At its heart, this is a scatter plot that displays the correlation between a country's development stage (indicated by its PPP GDP) and the importance of the industrial sector to its economy.
On top of that, the chart adds a third dimension of time by linking the dots together with lines. The lines trace the evolution in each country or set of countries. Some countries (mostly developed nations) have a clear trend; others exhibit choppy curves which imply fluctuating economic conditions.
The shading in the chart is supposed to draw attention to an inflection point around $15,000 per capita GDP, wherefrom the industrial sector starts to decline in importance.
In my view, that conclusion is forced because Korea is the only curve displayed on the chart that bridged the $15,000 divide. Thus, one can say there exists only one data point supporting this hypothesis.

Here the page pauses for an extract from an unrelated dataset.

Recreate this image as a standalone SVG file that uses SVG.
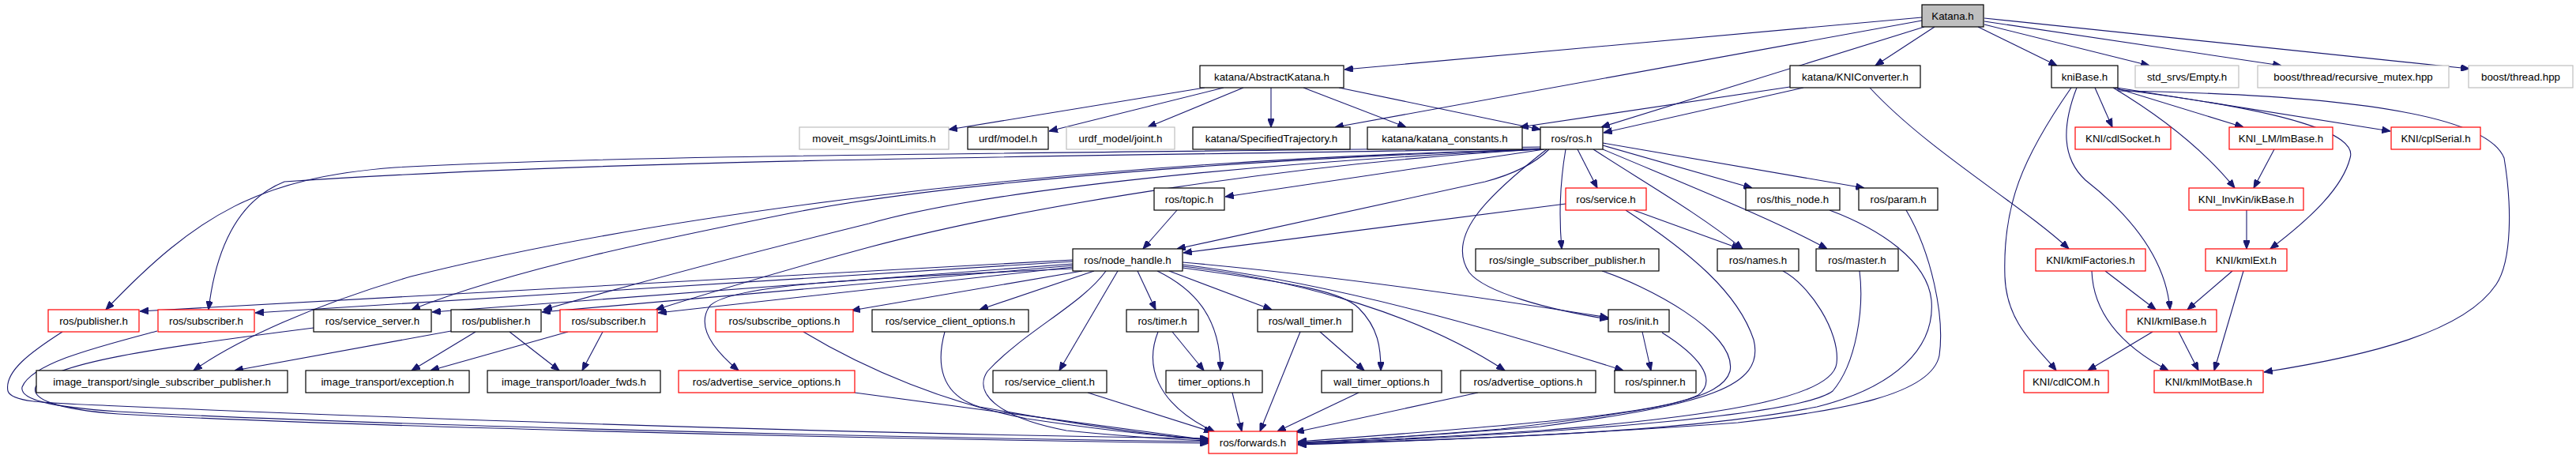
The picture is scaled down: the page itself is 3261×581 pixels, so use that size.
<svg xmlns="http://www.w3.org/2000/svg" width="3261" height="581" viewBox="0 0 3261 581">
<style>
rect{fill:#ffffff;stroke:#000000;stroke-width:1.2}
.g rect{stroke:#bfbfbf}
.r rect{stroke:#ff0000}
.k rect{fill:#bfbfbf}
text{font-family:"Liberation Sans",Arial,sans-serif;font-size:13.33px;text-anchor:middle;fill:#000}
#edges path{fill:none;stroke:#191970;stroke-width:1.1;marker-end:url(#a)}
</style>
<defs>
<marker id="a" viewBox="0 0 10 8" refX="10" refY="4" markerWidth="11" markerHeight="8.5" markerUnits="userSpaceOnUse" orient="auto">
<path d="M0,0 L10,4 L0,8 z" fill="#191970" stroke="#191970" stroke-width="1"/>
</marker>
</defs>
<rect x="0" y="0" width="3261" height="581" style="fill:#fff;stroke:none"/>
<g id="edges">
<!-- Katana.h -->
<path d="M2433,22 L1702,88"/>
<path d="M2433,26 L1690,161"/>
<path d="M2436,34 L2027,161"/>
<path d="M2449,34 L2374,83"/>
<path d="M2504,34 L2604,83"/>
<path d="M2512,31 L2721,83"/>
<path d="M2512,27 L2888,83"/>
<path d="M2512,23 L3126,87"/>
<!-- AbstractKatana -->
<path d="M1525,111 L1201,164"/>
<path d="M1549,111 L1328,166"/>
<path d="M1574,111 L1453,161"/>
<path d="M1609,111 L1609,161"/>
<path d="M1650,111 L1780,161"/>
<path d="M1695,111 L1950,164"/>
<!-- KNIConverter -->
<path d="M2266,110 L1924,161"/>
<path d="M2283,111 L2030,168"/>
<path d="M2367,111 C2440,190 2560,260 2619,315"/>
<!-- kniBase -->
<path d="M2622,111 C2560,200 2535,260 2538,350 C2540,410 2580,440 2603,469"/>
<path d="M2629,111 C2610,160 2610,200 2640,228 C2700,275 2742,330 2747,392"/>
<path d="M2652,111 L2674,161"/>
<path d="M2675,111 C2740,150 2790,190 2829,238"/>
<path d="M2677,111 L2840,161"/>
<path d="M2680,111 L3026,166"/>
<path d="M2680,113 C2900,140 2985,170 2975,200 C2965,240 2920,280 2874,315"/>
<path d="M2681,115 C3000,120 3150,150 3170,200 C3180,260 3180,330 3160,360 C3120,420 3000,450 2866,471"/>
<path d="M2879,189 L2853,238"/>
<path d="M2844,266 L2844,315"/>
<path d="M2665,343 L2729,392"/>
<path d="M2648,343 C2650,400 2690,440 2745,469"/>
<path d="M2826,343 L2769,392"/>
<path d="M2840,343 L2803,469"/>
<path d="M2725,420 L2643,469"/>
<path d="M2758,420 L2783,469"/>
<!-- ros.h -->
<path d="M1950,186 C1400,194 800,195 500,212 C330,225 250,270 134,392"/>
<path d="M1950,188 C1400,198 800,200 360,230 C310,250 275,300 264,392"/>
<path d="M1950,189 C1300,205 800,280 520,350 C400,385 300,430 245,469"/>
<path d="M1950,189 C1600,200 1200,230 1000,270 C850,300 650,340 521,392"/>
<path d="M1950,189 C1600,205 1250,240 1100,283 C950,320 800,360 688,392"/>
<path d="M1950,189 C1650,205 1300,260 1100,313 C1000,340 900,370 830,392"/>
<path d="M1955,189 L1551,249"/>
<path d="M1961,189 C1940,210 1910,222 1880,230 L1490,315"/>
<path d="M1997,189 L2022,238"/>
<path d="M1982,189 C1975,230 1973,270 1977,315"/>
<path d="M2017,189 C2080,230 2150,270 2206,315"/>
<path d="M2029,189 C2150,240 2250,280 2313,315"/>
<path d="M2029,184 L2218,238"/>
<path d="M2029,181 L2360,238"/>
<path d="M1958,189 C1880,250 1830,300 1860,345 C1880,370 1960,392 2036,404"/>
<!-- service.h / topic.h -->
<path d="M1982,258 L1498,320"/>
<path d="M2068,266 L2203,315"/>
<path d="M2058,266 C2140,320 2200,370 2220,430 C2235,490 2160,512 1950,540 C1800,552 1700,558 1643,560"/>
<path d="M1490,266 L1447,315"/>
<!-- rank 4 to forwards -->
<path d="M2028,343 C2080,360 2200,420 2190,470 C2180,505 2100,520 1900,543 C1780,553 1700,558 1643,560"/>
<path d="M2257,343 C2290,360 2330,420 2325,460 C2320,500 2200,525 1950,545 C1800,555 1700,559 1643,561"/>
<path d="M2354,343 C2360,390 2350,460 2320,495 C2280,525 2000,548 1643,562"/>
<path d="M2316,266 C2380,290 2440,330 2445,380 C2450,440 2400,490 2300,515 C2150,545 1900,555 1643,562"/>
<path d="M2413,266 C2445,320 2462,400 2455,450 C2445,500 2330,520 2200,535 C2000,550 1800,558 1643,563"/>
<!-- node_handle -->
<path d="M1358,329 L177,394"/>
<path d="M1358,331 L323,396"/>
<path d="M1358,334 L547,395"/>
<path d="M1358,336 L686,395"/>
<path d="M1358,338 L833,396"/>
<path d="M1370,343 L1078,393"/>
<path d="M1385,343 L1240,392"/>
<path d="M1358,340 C1100,352 920,360 898,388 C882,412 900,440 935,469"/>
<path d="M1415,343 L1341,469"/>
<path d="M1400,343 C1370,385 1296,420 1250,470 C1230,500 1270,530 1350,545 C1450,555 1500,557 1530,558"/>
<path d="M1440,343 L1463,392"/>
<path d="M1465,343 C1510,365 1545,400 1545,469"/>
<path d="M1480,343 L1610,392"/>
<path d="M1497,339 C1650,360 1700,370 1720,390 C1745,415 1748,440 1748,469"/>
<path d="M1497,337 C1650,355 1800,400 1905,469"/>
<path d="M1497,335 C1700,360 1900,420 2055,469"/>
<path d="M1497,332 C1700,350 1900,380 2036,402"/>
<!-- rank 5 -->
<path d="M79,420 C40,445 5,470 10,495 C15,510 60,510 150,514 C400,525 1000,548 1530,555"/>
<path d="M199,419 C120,440 40,460 28,490 C25,505 60,515 150,521 C400,535 1000,552 1530,559"/>
<path d="M397,415 C200,440 60,460 45,490 C40,505 70,518 150,524 C400,538 1000,554 1530,561"/>
<path d="M571,419 L297,469"/>
<path d="M602,420 L521,469"/>
<path d="M645,420 L708,469"/>
<path d="M719,420 L545,469"/>
<path d="M763,420 L737,469"/>
<path d="M1017,420 C1100,470 1200,510 1300,530 C1400,545 1480,553 1530,556"/>
<path d="M1196,420 C1185,460 1190,500 1240,515 C1350,535 1450,550 1530,557"/>
<path d="M1082,497 L1530,557"/>
<path d="M1377,497 L1535,547"/>
<path d="M1466,420 C1450,460 1460,510 1538,547"/>
<path d="M1484,420 L1524,469"/>
<path d="M1560,497 L1572,546"/>
<path d="M1646,420 L1595,546"/>
<path d="M1671,420 L1727,469"/>
<path d="M1720,497 L1617,546"/>
<path d="M1871,497 L1640,547"/>
<path d="M2079,420 L2090,469"/>
<path d="M2104,421 C2150,450 2175,480 2150,500 C2100,525 1900,540 1643,559"/>
</g>
<g id="n_katana" class="k"><rect x="2433" y="6" width="78" height="28"/><text x="2472" y="25">Katana.h</text></g>
<g id="n_abstract"><rect x="1519" y="83" width="182" height="28"/><text x="1610" y="102">katana/AbstractKatana.h</text></g>
<g id="n_kniconv"><rect x="2266" y="83" width="165" height="28"/><text x="2348.5" y="102">katana/KNIConverter.h</text></g>
<g id="n_knibase"><rect x="2597" y="83" width="84" height="28"/><text x="2639" y="102">kniBase.h</text></g>
<g id="n_empty" class="g"><rect x="2703" y="83" width="131" height="28"/><text x="2768.5" y="102">std_srvs/Empty.h</text></g>
<g id="n_recmutex" class="g"><rect x="2858" y="83" width="242" height="28"/><text x="2979" y="102">boost/thread/recursive_mutex.hpp</text></g>
<g id="n_thread" class="g"><rect x="3125" y="83" width="132" height="28"/><text x="3191" y="102">boost/thread.hpp</text></g>
<g id="n_jointlimits" class="g"><rect x="1012" y="161" width="189" height="28"/><text x="1106.5" y="180">moveit_msgs/JointLimits.h</text></g>
<g id="n_urdfmodel"><rect x="1225" y="161" width="102" height="28"/><text x="1276" y="180">urdf/model.h</text></g>
<g id="n_urdfjoint" class="g"><rect x="1350" y="161" width="137" height="28"/><text x="1418.5" y="180">urdf_model/joint.h</text></g>
<g id="n_spectraj"><rect x="1510" y="161" width="199" height="28"/><text x="1609.5" y="180">katana/SpecifiedTrajectory.h</text></g>
<g id="n_constants"><rect x="1731" y="161" width="196" height="28"/><text x="1829" y="180">katana/katana_constants.h</text></g>
<g id="n_rosh"><rect x="1950" y="161" width="79" height="28"/><text x="1989.5" y="180">ros/ros.h</text></g>
<g id="n_cdlsocket" class="r"><rect x="2627" y="161" width="121" height="28"/><text x="2687.5" y="180">KNI/cdlSocket.h</text></g>
<g id="n_lmbase" class="r"><rect x="2822" y="161" width="131" height="28"/><text x="2887.5" y="180">KNI_LM/lmBase.h</text></g>
<g id="n_cplserial" class="r"><rect x="3027" y="161" width="113" height="28"/><text x="3083.5" y="180">KNI/cplSerial.h</text></g>
<g id="n_topic"><rect x="1461" y="238" width="89" height="28"/><text x="1505.5" y="257">ros/topic.h</text></g>
<g id="n_service" class="r"><rect x="1982" y="238" width="102" height="28"/><text x="2033" y="257">ros/service.h</text></g>
<g id="n_thisnode"><rect x="2210" y="238" width="119" height="28"/><text x="2269.5" y="257">ros/this_node.h</text></g>
<g id="n_param"><rect x="2353" y="238" width="100" height="28"/><text x="2403" y="257">ros/param.h</text></g>
<g id="n_ikbase" class="r"><rect x="2771" y="238" width="145" height="28"/><text x="2843.5" y="257">KNI_InvKin/ikBase.h</text></g>
<g id="n_nodehandle"><rect x="1358" y="315" width="139" height="28"/><text x="1427.5" y="334">ros/node_handle.h</text></g>
<g id="n_sspub"><rect x="1868" y="315" width="232" height="28"/><text x="1984" y="334">ros/single_subscriber_publisher.h</text></g>
<g id="n_names"><rect x="2174" y="315" width="103" height="28"/><text x="2225.5" y="334">ros/names.h</text></g>
<g id="n_master"><rect x="2299" y="315" width="104" height="28"/><text x="2351" y="334">ros/master.h</text></g>
<g id="n_kmlfact" class="r"><rect x="2577" y="315" width="139" height="28"/><text x="2646.5" y="334">KNI/kmlFactories.h</text></g>
<g id="n_kmlext" class="r"><rect x="2792" y="315" width="103" height="28"/><text x="2843.5" y="334">KNI/kmlExt.h</text></g>
<g id="n_pubr" class="r"><rect x="61" y="392" width="115" height="28"/><text x="118.5" y="411">ros/publisher.h</text></g>
<g id="n_subr" class="r"><rect x="200" y="392" width="122" height="28"/><text x="261" y="411">ros/subscriber.h</text></g>
<g id="n_srvserver"><rect x="397" y="392" width="149" height="28"/><text x="471.5" y="411">ros/service_server.h</text></g>
<g id="n_pub"><rect x="571" y="392" width="114" height="28"/><text x="628" y="411">ros/publisher.h</text></g>
<g id="n_subr2" class="r"><rect x="709" y="392" width="123" height="28"/><text x="770.5" y="411">ros/subscriber.h</text></g>
<g id="n_subopts" class="r"><rect x="906" y="392" width="174" height="28"/><text x="993" y="411">ros/subscribe_options.h</text></g>
<g id="n_srvclientopts"><rect x="1104" y="392" width="198" height="28"/><text x="1203" y="411">ros/service_client_options.h</text></g>
<g id="n_timer"><rect x="1426" y="392" width="91" height="28"/><text x="1471.5" y="411">ros/timer.h</text></g>
<g id="n_walltimer"><rect x="1592" y="392" width="120" height="28"/><text x="1652" y="411">ros/wall_timer.h</text></g>
<g id="n_init"><rect x="2036" y="392" width="77" height="28"/><text x="2074.5" y="411">ros/init.h</text></g>
<g id="n_kmlbase" class="r"><rect x="2692" y="392" width="114" height="28"/><text x="2749" y="411">KNI/kmlBase.h</text></g>
<g id="n_itssp"><rect x="46" y="469" width="318" height="28"/><text x="205" y="488">image_transport/single_subscriber_publisher.h</text></g>
<g id="n_itexc"><rect x="387" y="469" width="207" height="28"/><text x="490.5" y="488">image_transport/exception.h</text></g>
<g id="n_itloader"><rect x="617" y="469" width="219" height="28"/><text x="726.5" y="488">image_transport/loader_fwds.h</text></g>
<g id="n_advsrvopts" class="r"><rect x="859" y="469" width="223" height="28"/><text x="970.5" y="488">ros/advertise_service_options.h</text></g>
<g id="n_srvclient"><rect x="1257" y="469" width="144" height="28"/><text x="1329" y="488">ros/service_client.h</text></g>
<g id="n_timeropts"><rect x="1476" y="469" width="122" height="28"/><text x="1537" y="488">timer_options.h</text></g>
<g id="n_walltimeropts"><rect x="1673" y="469" width="152" height="28"/><text x="1749" y="488">wall_timer_options.h</text></g>
<g id="n_advopts"><rect x="1849" y="469" width="171" height="28"/><text x="1934.5" y="488">ros/advertise_options.h</text></g>
<g id="n_spinner"><rect x="2044" y="469" width="103" height="28"/><text x="2095.5" y="488">ros/spinner.h</text></g>
<g id="n_cdlcom" class="r"><rect x="2562" y="469" width="107" height="28"/><text x="2615.5" y="488">KNI/cdlCOM.h</text></g>
<g id="n_kmlmotbase" class="r"><rect x="2727" y="469" width="138" height="28"/><text x="2796" y="488">KNI/kmlMotBase.h</text></g>
<g id="n_forwards" class="r"><rect x="1530" y="546" width="112" height="28"/><text x="1586" y="565">ros/forwards.h</text></g>
</svg>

However, one aspect of this chart jumps out at us, which is the chasm between developed and developing countries, right at the $15,000 divide. On the right side, the rich gets richer in a relatively steady fashion. On the left side, the poor remains poor. These nascent economies suffer from a great deal of volatility. What's worse, the slopes are much sharper on the left than on the right, meaning that the gains in GDP are much smaller on the left of the divide. Even more troubling are the cases of Brazil and Mexico which seemed to have endured a decline in the industrial sector without much gain in GDP.